I'm not a Mark Cuban fan, but he's exactly right on this one

This Green guy needs to develop the ability to distinguish between entities organized as corporations and the concept of the individual person:

Mark Cuban is taking exception to Draymond Green’s comments about team owners.
Green said last week they should be called chairmen, as not to insinuate that they own someone, in the wake of Texans owner Bob McNair’s comment that the NFL “can’t have inmates running the prison.”
Now, Cuban wants an apology.
“For him to try to turn it into something it’s not is wrong,” the Mavericks owner told ESPN. “He owes the NBA an apology. I think he does, because to try to create some connotation that owning equity in a company that you busted your ass for is the equivalent of ownership in terms of people, that’s just wrong. That’s just wrong in every which way.”
Green was one of many athletes who took to social media to express anger regarding McNair’s comment, calling it “Donald Sterling-esque” as part of a longer Instagram post.
“For starters, let’s stop using the word owner and maybe use the word Chairman,” Green wrote. “To be owned by someone just sets a bad precedent to start. It sets the wrong tone. It gives one the wrong mindset.”
Look here, Mr. Identity Politics Activist (Green), are you not able to make fairly routine distinctions? Yes, McNair's analogy was ill-conceived. He obviously came up with it off the cuff and failed to think about how those keenly attuned to the issue of incarceration rates by race (even though those so attuned might want to look at how that's a reflection of the actual rate for various crimes by race as well) might automatically take it as a "trigger." But to leap from that to a suggestion the the term "owner" be jettisoned, even though it refers to a different kind of entity from a legally-defined "person" is to get the sloppy-semantics camel's head inside the tent, leading to its infection of all kinds of situations.

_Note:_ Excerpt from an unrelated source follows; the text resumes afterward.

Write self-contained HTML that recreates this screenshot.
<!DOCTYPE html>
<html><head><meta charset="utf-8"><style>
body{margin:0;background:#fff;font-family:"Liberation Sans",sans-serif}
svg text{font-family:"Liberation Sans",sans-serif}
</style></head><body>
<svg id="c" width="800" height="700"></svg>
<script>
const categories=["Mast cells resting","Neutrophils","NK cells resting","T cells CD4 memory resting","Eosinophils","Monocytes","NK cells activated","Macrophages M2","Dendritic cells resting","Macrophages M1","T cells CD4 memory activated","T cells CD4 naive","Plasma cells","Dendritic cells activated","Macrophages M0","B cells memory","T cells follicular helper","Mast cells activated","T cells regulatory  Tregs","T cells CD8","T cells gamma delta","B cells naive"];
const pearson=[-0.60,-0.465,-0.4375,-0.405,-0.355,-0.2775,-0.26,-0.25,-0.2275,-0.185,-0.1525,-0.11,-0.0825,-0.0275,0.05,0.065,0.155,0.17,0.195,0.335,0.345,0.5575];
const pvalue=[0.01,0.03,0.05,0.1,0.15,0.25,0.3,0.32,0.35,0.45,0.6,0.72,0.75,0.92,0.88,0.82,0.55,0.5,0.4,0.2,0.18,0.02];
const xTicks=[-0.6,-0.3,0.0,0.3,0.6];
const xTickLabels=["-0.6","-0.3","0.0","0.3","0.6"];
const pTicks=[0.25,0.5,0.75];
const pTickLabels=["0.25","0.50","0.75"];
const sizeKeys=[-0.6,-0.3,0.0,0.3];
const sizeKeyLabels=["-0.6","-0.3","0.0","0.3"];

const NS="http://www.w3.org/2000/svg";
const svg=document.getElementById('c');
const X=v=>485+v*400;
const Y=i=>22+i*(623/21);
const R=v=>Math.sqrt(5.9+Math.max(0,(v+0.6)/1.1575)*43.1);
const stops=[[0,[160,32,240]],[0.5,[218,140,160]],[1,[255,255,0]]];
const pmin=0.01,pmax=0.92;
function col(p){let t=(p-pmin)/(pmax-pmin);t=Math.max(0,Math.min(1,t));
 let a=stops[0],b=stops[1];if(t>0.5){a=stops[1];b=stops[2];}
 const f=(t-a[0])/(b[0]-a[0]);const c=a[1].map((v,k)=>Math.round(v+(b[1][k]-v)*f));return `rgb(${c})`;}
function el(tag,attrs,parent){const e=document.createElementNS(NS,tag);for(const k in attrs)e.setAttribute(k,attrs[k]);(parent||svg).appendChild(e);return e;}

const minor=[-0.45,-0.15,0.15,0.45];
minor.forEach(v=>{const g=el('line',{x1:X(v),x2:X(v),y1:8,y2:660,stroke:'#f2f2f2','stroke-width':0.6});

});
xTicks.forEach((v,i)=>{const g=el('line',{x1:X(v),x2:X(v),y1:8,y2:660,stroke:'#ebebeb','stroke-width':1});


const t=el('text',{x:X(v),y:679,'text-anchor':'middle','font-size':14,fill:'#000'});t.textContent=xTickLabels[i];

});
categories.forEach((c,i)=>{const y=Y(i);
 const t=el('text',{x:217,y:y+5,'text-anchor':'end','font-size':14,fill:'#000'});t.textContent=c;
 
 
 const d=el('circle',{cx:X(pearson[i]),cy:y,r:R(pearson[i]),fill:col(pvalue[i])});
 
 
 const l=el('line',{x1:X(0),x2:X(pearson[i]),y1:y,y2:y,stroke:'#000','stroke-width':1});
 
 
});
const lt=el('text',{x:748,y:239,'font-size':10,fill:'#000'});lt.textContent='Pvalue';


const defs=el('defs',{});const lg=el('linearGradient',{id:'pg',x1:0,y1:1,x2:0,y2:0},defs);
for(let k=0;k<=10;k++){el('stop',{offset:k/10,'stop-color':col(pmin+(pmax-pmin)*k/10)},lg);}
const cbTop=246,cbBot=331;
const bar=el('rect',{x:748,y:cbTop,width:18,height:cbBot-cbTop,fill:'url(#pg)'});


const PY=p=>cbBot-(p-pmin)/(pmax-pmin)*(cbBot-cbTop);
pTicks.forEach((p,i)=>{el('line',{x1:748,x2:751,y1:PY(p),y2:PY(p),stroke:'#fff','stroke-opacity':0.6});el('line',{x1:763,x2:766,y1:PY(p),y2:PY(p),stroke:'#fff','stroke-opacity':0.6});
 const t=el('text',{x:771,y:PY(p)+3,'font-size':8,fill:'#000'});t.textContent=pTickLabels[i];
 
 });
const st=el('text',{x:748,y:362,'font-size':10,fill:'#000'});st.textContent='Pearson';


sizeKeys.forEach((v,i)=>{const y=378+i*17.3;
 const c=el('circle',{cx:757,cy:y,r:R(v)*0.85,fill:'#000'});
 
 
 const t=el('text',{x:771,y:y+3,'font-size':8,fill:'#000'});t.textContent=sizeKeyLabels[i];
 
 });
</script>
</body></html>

This is so stupid. Anyone who owns the majority of stock in a business of any size is called the owner, on that person's business card, in reportage about that person, and in general conversation. There has to be a designated date by which we're done with trotting out the legacy-of-slavery card as an excuse to radically change the usage of our common language.

Good on ya, Mark. It will be interesting to see what kind of response you get.